A bright morning, the cupola of the Holderness sky pale blue streaked with light clouds. I took bus X7 to Patrington and walked to Patrington Haven, then heading to the recently completed managed realignment around Welwick saltmarsh, which has been named The Outstrays. The place is unrecognisable as the flood bank has been moved inland, and what used to be fields is now establishing saltmarsh with Brent grazing, wideon splashing and Little Egrets looking for small fish and invertebrates in the new creeks and lagoons.
A large flock of Curlew feed on a grassy area recently created. I move onwards by the quarry of Haverfield, now vegetated with hawthorn and other trees. I ponder what was extracted from the quarry when the materials on some molehills remind me: this is a fossil dune which used to be the shore of the Humber before land was reclaimed and Sunk Island was annexed to the mainland. I decide I need to do this walk again in the summer, looks wonderful for bush-crickets and dragonflies and other insects. In fact, a bumblebee is now feeding on some late bramble flowers and a dronefly lands to bank in the sunshine.

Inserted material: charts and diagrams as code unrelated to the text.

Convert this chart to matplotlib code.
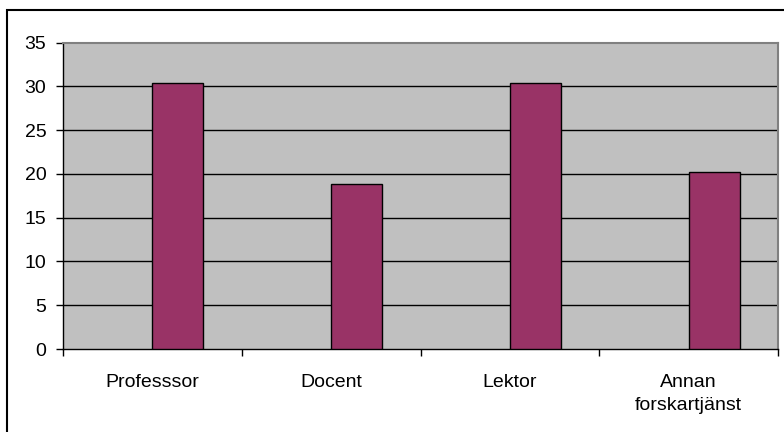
import numpy as np
import matplotlib.pyplot as plt
from matplotlib.patches import Rectangle

# staff categories and their shares
categories = ["Professsor", "Docent", "Lektor", "Annan\nforskartjänst"]
values = [30.4, 18.8, 30.4, 20.2]
yticks = [0, 5, 10, 15, 20, 25, 30, 35]

plt.rcParams['font.family'] = ['Liberation Sans', 'DejaVu Sans']

fig = plt.figure(figsize=(7.84, 4.32), dpi=100)
ax = fig.add_axes([63/784, 1 - 349/432, 715/784, (349 - 42.5)/432])

# frame around the whole chart area (right and bottom edges fall off the canvas)
fig.patches.append(Rectangle((7/784, -0.1), 1.2, 1 - 10/432 + 0.1,
                             transform=fig.transFigure, fill=False,
                             edgecolor='black', linewidth=1.5, zorder=10))

x = np.arange(len(categories))
width = 1 / 3.5
ax.set_facecolor('#C0C0C0')
ax.bar(x, values, width=width, align='edge', color='#993366',
       edgecolor='black', linewidth=1.0, zorder=3)

ax.set_xlim(-0.5, len(categories) - 0.5)
ax.set_ylim(0, 35)
ax.set_yticks(yticks)
for t in yticks[1:-1]:
    ax.axhline(t, color='black', linewidth=1.0, zorder=1)

ax.set_xticks(x)
ax.set_xticklabels(categories, fontsize=14, linespacing=1.5)
ax.set_xticks(np.arange(len(categories) + 1) - 0.5, minor=True)
ax.tick_params(axis='x', which='major', length=0, pad=18)
ax.tick_params(axis='x', which='minor', length=5, width=1.0, direction='out')
ax.tick_params(axis='y', length=5, width=1.0, direction='out', pad=7,
               labelsize=14)

for side in ['top', 'right']:
    ax.spines[side].set_color('#808080')
    ax.spines[side].set_linewidth(1.5)
for side in ['left', 'bottom']:
    ax.spines[side].set_color('black')
    ax.spines[side].set_linewidth(1.0)

fig.savefig('out.png', dpi=100)
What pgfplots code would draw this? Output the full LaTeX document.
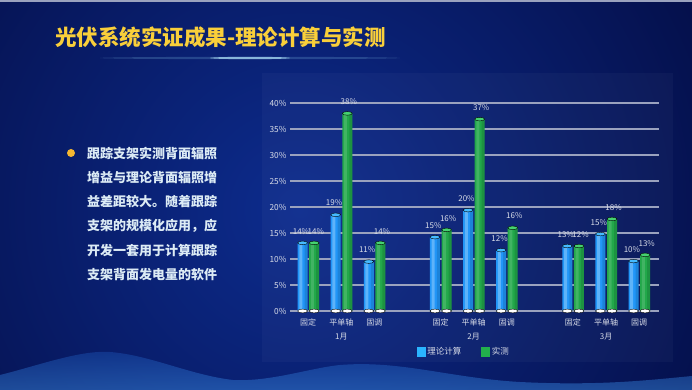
\documentclass[border=0pt]{standalone}
\usepackage{pgfplots}
\pgfplotsset{compat=1.18}
\usepackage{pgfplotstable}
\usepackage{fontspec}
\setmainfont{Noto Sans CJK SC}
\definecolor{bgdark}{HTML}{030B40}
\definecolor{bgmid}{HTML}{0D2C8E}
\definecolor{waveA}{HTML}{1A4FB0}
\definecolor{waveB}{HTML}{3C8FE8}
\definecolor{titlec}{HTML}{F9CF3A}
\definecolor{textc}{HTML}{DCEBF5}
\definecolor{dotc}{HTML}{F5B731}
\definecolor{gridc}{HTML}{9AA2BE}
\definecolor{tickc}{HTML}{D8DCE8}
\definecolor{bBase}{HTML}{2196F8}
\definecolor{bCap}{HTML}{45BAFF}
\definecolor{gBase}{HTML}{22A84A}
\definecolor{gCap}{HTML}{45D270}
\definecolor{legB}{HTML}{2AB4FF}
\definecolor{legG}{HTML}{22B04C}

% x = category position offset, y = bar height, lab = printed label, z = base
\pgfplotstableread{
x      y     lab  z
-0.17  13.1  14   0
0.83   18.5  19   0
1.83   9.5   11   0
3.83   14.2  15   0
4.83   19.4  20   0
5.83   11.7  12   0
7.83   12.5  13   0
8.83   14.8  15   0
9.83   9.6   10   0
}\theory
\pgfplotstableread{
x      y     lab  z
0.18   13.1  14   0
1.18   38.0  38   0
2.18   13.1  14   0
4.18   15.6  16   0
5.18   36.9  37   0
6.18   16.0  16   0
8.18   12.5  12   0
9.18   17.7  18   0
10.18  10.8  13   0
}\measured

\begin{document}
\begin{tikzpicture}[x=1pt,y=1pt]
\useasboundingbox (0,0) rectangle (692,390);
\begin{scope}
\clip (0,0) rectangle (692,390);
\fill[bgdark] (0,0) rectangle (692,390);
\shade[inner color=bgmid, outer color=bgdark] (300,180) circle (520);
% bottom wave
\shade[top color=waveA, bottom color=waveB, opacity=0.45]
  (0,15) .. controls (40,25) and (80,40) .. (110,38)
  .. controls (150,35) and (190,15) .. (233,10)
  .. controls (270,8) and (310,22) .. (340,25)
  .. controls (400,30) and (450,12) .. (520,8)
  .. controls (600,4) and (650,10) .. (692,14)
  -- (692,0) -- (0,0) -- cycle;
\fill[white, opacity=0.03] (262,28) rectangle (673,317);
% top strip
\fill[gridc] (0,388) rectangle (692,390);
% title glow
\fill[cyan!40!white, opacity=0.2] (250,332) ellipse (150 and 1.2);
\fill[cyan!30!white, opacity=0.7] (250,332) ellipse (40 and 1.2);
\end{scope}

\node[anchor=west, text=titlec, font=\fontsize{21.5}{25}\selectfont\bfseries, inner sep=0pt]
  at (55,353) {光伏系统实证成果-理论计算与实测};

\fill[dotc] (71,237) circle (4);
\foreach \t [count=\i from 0] in {跟踪支架实测背面辐照,增益与理论背面辐照增,益差距较大。随着跟踪,支架的规模化应用，应,开发一套用于计算跟踪,支架背面发电量的软件}{
  \node[anchor=west, text=textc, font=\fontsize{13}{16}\selectfont\bfseries, inner sep=0pt]
    at (87,{237-24.4*\i}) {\t};
}

\begin{axis}[
  at={(290pt,79pt)}, anchor=south west, scale only axis,
  width=369pt, height=208pt,
  xmin=-0.55, xmax=10.6, ymin=0, ymax=40,
  clip=false,
  axis line style={draw=none}, major tick length=0pt,
  ymajorgrids, grid style={gridc, line width=1.1pt},
  ytick={0,5,...,40},
  yticklabel={\pgfmathprintnumber{\tick}\%},
  /pgf/number format/assume math mode=true,
  yticklabel style={font=\fontsize{8.3}{9}\selectfont, text=tickc},
  xtick={0,1,2,4,5,6,8,9,10},
  xticklabels={固定,平单轴\\1月,固调,固定,平单轴\\2月,固调,固定,平单轴\\3月,固调},
  xticklabel style={font=\fontsize{8}{14}\selectfont, text=tickc, align=center, anchor=north, yshift=-4pt},
  legend style={at={(0.4715,-0.197)}, anchor=center, draw=none, fill=none,
    text=tickc, font=\fontsize{8.5}{10}\selectfont, legend columns=2,
    /tikz/every even column/.append style={column sep=18pt}},
  every node near coord/.append style={font=\fontsize{8}{9}\selectfont, text=tickc, anchor=south, yshift=8.5pt, inner sep=0pt},
]
\addlegendimage{legend image code/.code={\fill[legB] (0pt,-4.5pt) rectangle (8pt,4.5pt);}}
\addlegendentry{理论计算}
\addlegendimage{legend image code/.code={\fill[legG] (0pt,-4.5pt) rectangle (8pt,4.5pt);}}
\addlegendentry{实测}

% bar bodies
\addplot[ybar, bar width=10pt, bar shift=0pt, draw=none, fill=bBase, forget plot]
  table[x=x, y=y] {\theory};
\addplot[ybar, bar width=10pt, bar shift=0pt, draw=none, fill=gBase, forget plot]
  table[x=x, y=y] {\measured};
% cylinder highlight and shade
\addplot[ybar, bar width=3pt, bar shift=-1.8pt, draw=none, fill=white, fill opacity=0.28, forget plot]
  table[x=x, y=y] {\theory};
\addplot[ybar, bar width=3pt, bar shift=-1.8pt, draw=none, fill=white, fill opacity=0.14, forget plot]
  table[x=x, y=y] {\measured};
\addplot[ybar, bar width=3pt, bar shift=3.5pt, draw=none, fill=black, fill opacity=0.12, forget plot]
  table[x=x, y=y] {\theory};
\addplot[ybar, bar width=3pt, bar shift=3.5pt, draw=none, fill=black, fill opacity=0.12, forget plot]
  table[x=x, y=y] {\measured};

% white bases
\addplot[only marks, mark=*, mark size=5pt, mark options={draw=none, fill=white, yscale=0.38}, forget plot]
  table[x=x, y=z] {\theory};
\addplot[only marks, mark=*, mark size=5pt, mark options={draw=none, fill=white, yscale=0.38}, forget plot]
  table[x=x, y=z] {\measured};

% caps with value labels
\addplot[only marks, mark=*, mark size=5pt, mark options={draw=none, fill=bCap, yscale=0.36},
  point meta=explicit symbolic, nodes near coords={\pgfplotspointmeta\%},
  nodes near coords style={xshift=-1.6pt}, forget plot]
  table[x=x, y=y, meta=lab] {\theory};
\addplot[only marks, mark=*, mark size=5pt, mark options={draw=none, fill=gCap, yscale=0.36},
  point meta=explicit symbolic, nodes near coords={\pgfplotspointmeta\%},
  nodes near coords style={xshift=1.6pt}, forget plot]
  table[x=x, y=y, meta=lab] {\measured};
\end{axis}
\end{tikzpicture}
\end{document}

A buzzard mews and is chased by crows. As I emerge from the quarry there is a view of the new freshwater ponds. There are many birds including Teal, Shoveler and a Little Egret. A Shelduck lands. Then I spot a Kestrel that looks like has caught a big bird and is mantling it, there are distress calls and much flapping, but as I focus my binoculars I realise there are two Kestrels in a dogged fight, they separate and come together again. Their calls attract the attention of crows and of a Sparrowhawk. I watch them as they pursue each other and come to the ground again, one of them hovering over the other. One looks like a female, the other a young male.